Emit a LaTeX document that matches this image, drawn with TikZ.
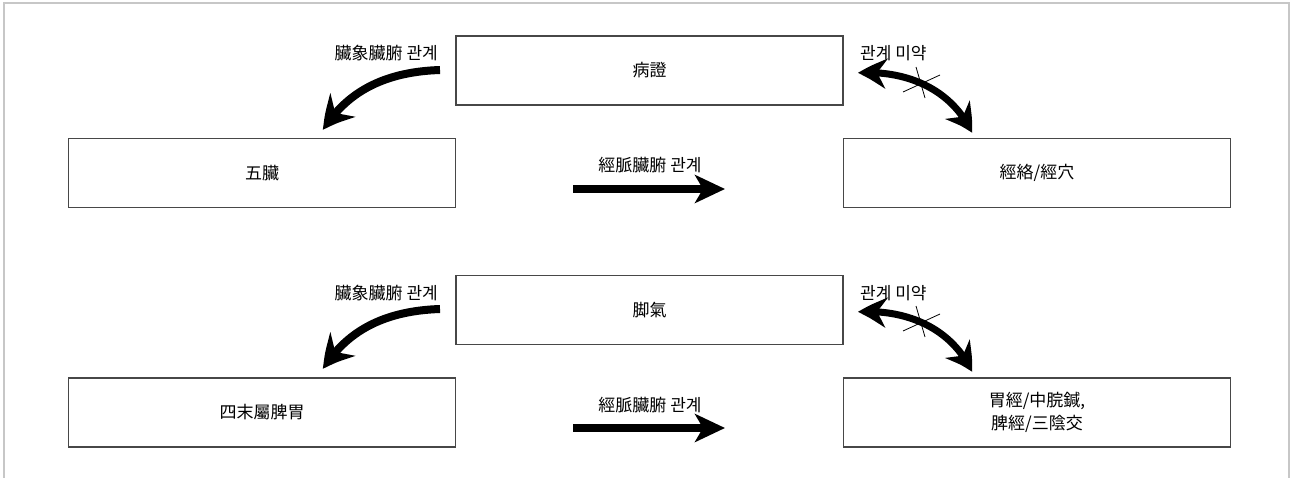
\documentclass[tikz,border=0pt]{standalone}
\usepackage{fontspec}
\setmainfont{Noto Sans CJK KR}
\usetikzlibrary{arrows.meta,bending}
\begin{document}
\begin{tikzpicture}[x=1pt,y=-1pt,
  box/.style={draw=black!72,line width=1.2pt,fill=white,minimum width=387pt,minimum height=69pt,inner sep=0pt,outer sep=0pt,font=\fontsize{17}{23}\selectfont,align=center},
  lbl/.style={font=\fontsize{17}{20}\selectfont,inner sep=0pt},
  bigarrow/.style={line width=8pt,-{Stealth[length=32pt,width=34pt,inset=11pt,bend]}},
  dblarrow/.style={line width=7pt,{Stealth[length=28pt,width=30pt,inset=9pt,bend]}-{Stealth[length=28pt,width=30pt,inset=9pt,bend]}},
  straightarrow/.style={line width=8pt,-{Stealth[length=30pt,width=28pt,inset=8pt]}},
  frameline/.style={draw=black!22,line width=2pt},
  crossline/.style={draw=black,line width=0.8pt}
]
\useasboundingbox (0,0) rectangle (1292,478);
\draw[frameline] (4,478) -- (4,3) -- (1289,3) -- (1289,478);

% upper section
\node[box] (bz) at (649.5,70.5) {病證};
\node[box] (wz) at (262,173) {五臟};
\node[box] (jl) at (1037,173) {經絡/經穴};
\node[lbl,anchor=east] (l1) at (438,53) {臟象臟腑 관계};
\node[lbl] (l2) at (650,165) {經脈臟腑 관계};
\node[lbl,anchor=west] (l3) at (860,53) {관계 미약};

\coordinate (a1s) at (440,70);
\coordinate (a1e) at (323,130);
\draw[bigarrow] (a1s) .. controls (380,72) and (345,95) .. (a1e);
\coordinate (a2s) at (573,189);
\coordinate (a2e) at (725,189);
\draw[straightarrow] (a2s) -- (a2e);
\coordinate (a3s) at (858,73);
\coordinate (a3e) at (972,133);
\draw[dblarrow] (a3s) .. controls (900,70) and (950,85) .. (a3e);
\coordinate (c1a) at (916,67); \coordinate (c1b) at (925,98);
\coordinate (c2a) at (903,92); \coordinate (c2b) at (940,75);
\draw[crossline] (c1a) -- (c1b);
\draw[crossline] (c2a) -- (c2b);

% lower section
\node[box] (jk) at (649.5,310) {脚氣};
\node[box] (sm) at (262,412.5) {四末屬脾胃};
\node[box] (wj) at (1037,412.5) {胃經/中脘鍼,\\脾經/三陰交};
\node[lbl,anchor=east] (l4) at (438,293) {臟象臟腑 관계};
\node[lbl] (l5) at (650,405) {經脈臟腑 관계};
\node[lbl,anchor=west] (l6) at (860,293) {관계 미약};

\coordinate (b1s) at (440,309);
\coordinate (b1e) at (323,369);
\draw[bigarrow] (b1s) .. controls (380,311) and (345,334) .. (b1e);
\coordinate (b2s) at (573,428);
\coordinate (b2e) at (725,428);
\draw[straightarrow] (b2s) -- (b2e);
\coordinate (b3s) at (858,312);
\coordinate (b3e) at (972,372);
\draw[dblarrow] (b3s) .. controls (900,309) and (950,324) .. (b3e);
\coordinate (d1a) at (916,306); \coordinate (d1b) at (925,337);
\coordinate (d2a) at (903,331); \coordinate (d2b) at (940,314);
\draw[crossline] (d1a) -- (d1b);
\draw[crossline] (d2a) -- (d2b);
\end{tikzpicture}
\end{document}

**EXERCISE INSTRUCTIONS**
Do not include the images; transcribe the rest of the listing exactly.

**THE OUTPUT**
Emit a LaTeX document that matches this image, drawn with TikZ.
\documentclass[tikz,border=0pt]{standalone}
\usepackage{fontspec}
\setmainfont{Noto Sans CJK KR}
\usetikzlibrary{arrows.meta,bending}
\begin{document}
\begin{tikzpicture}[x=1pt,y=-1pt,
  box/.style={draw=black!72,line width=1.2pt,fill=white,minimum width=387pt,minimum height=69pt,inner sep=0pt,outer sep=0pt,font=\fontsize{17}{23}\selectfont,align=center},
  lbl/.style={font=\fontsize{17}{20}\selectfont,inner sep=0pt},
  bigarrow/.style={line width=8pt,-{Stealth[length=32pt,width=34pt,inset=11pt,bend]}},
  dblarrow/.style={line width=7pt,{Stealth[length=28pt,width=30pt,inset=9pt,bend]}-{Stealth[length=28pt,width=30pt,inset=9pt,bend]}},
  straightarrow/.style={line width=8pt,-{Stealth[length=30pt,width=28pt,inset=8pt]}},
  frameline/.style={draw=black!22,line width=2pt},
  crossline/.style={draw=black,line width=0.8pt}
]
\useasboundingbox (0,0) rectangle (1292,478);
\draw[frameline] (4,478) -- (4,3) -- (1289,3) -- (1289,478);

% upper section
\node[box] (bz) at (649.5,70.5) {病證};
\node[box] (wz) at (262,173) {五臟};
\node[box] (jl) at (1037,173) {經絡/經穴};
\node[lbl,anchor=east] (l1) at (438,53) {臟象臟腑 관계};
\node[lbl] (l2) at (650,165) {經脈臟腑 관계};
\node[lbl,anchor=west] (l3) at (860,53) {관계 미약};

\coordinate (a1s) at (440,70);
\coordinate (a1e) at (323,130);
\draw[bigarrow] (a1s) .. controls (380,72) and (345,95) .. (a1e);
\coordinate (a2s) at (573,189);
\coordinate (a2e) at (725,189);
\draw[straightarrow] (a2s) -- (a2e);
\coordinate (a3s) at (858,73);
\coordinate (a3e) at (972,133);
\draw[dblarrow] (a3s) .. controls (900,70) and (950,85) .. (a3e);
\coordinate (c1a) at (916,67); \coordinate (c1b) at (925,98);
\coordinate (c2a) at (903,92); \coordinate (c2b) at (940,75);
\draw[crossline] (c1a) -- (c1b);
\draw[crossline] (c2a) -- (c2b);

% lower section
\node[box] (jk) at (649.5,310) {脚氣};
\node[box] (sm) at (262,412.5) {四末屬脾胃};
\node[box] (wj) at (1037,412.5) {胃經/中脘鍼,\\脾經/三陰交};
\node[lbl,anchor=east] (l4) at (438,293) {臟象臟腑 관계};
\node[lbl] (l5) at (650,405) {經脈臟腑 관계};
\node[lbl,anchor=west] (l6) at (860,293) {관계 미약};

\coordinate (b1s) at (440,309);
\coordinate (b1e) at (323,369);
\draw[bigarrow] (b1s) .. controls (380,311) and (345,334) .. (b1e);
\coordinate (b2s) at (573,428);
\coordinate (b2e) at (725,428);
\draw[straightarrow] (b2s) -- (b2e);
\coordinate (b3s) at (858,312);
\coordinate (b3e) at (972,372);
\draw[dblarrow] (b3s) .. controls (900,309) and (950,324) .. (b3e);
\coordinate (d1a) at (916,306); \coordinate (d1b) at (925,337);
\coordinate (d2a) at (903,331); \coordinate (d2b) at (940,314);
\draw[crossline] (d1a) -- (d1b);
\draw[crossline] (d2a) -- (d2b);
\end{tikzpicture}
\end{document}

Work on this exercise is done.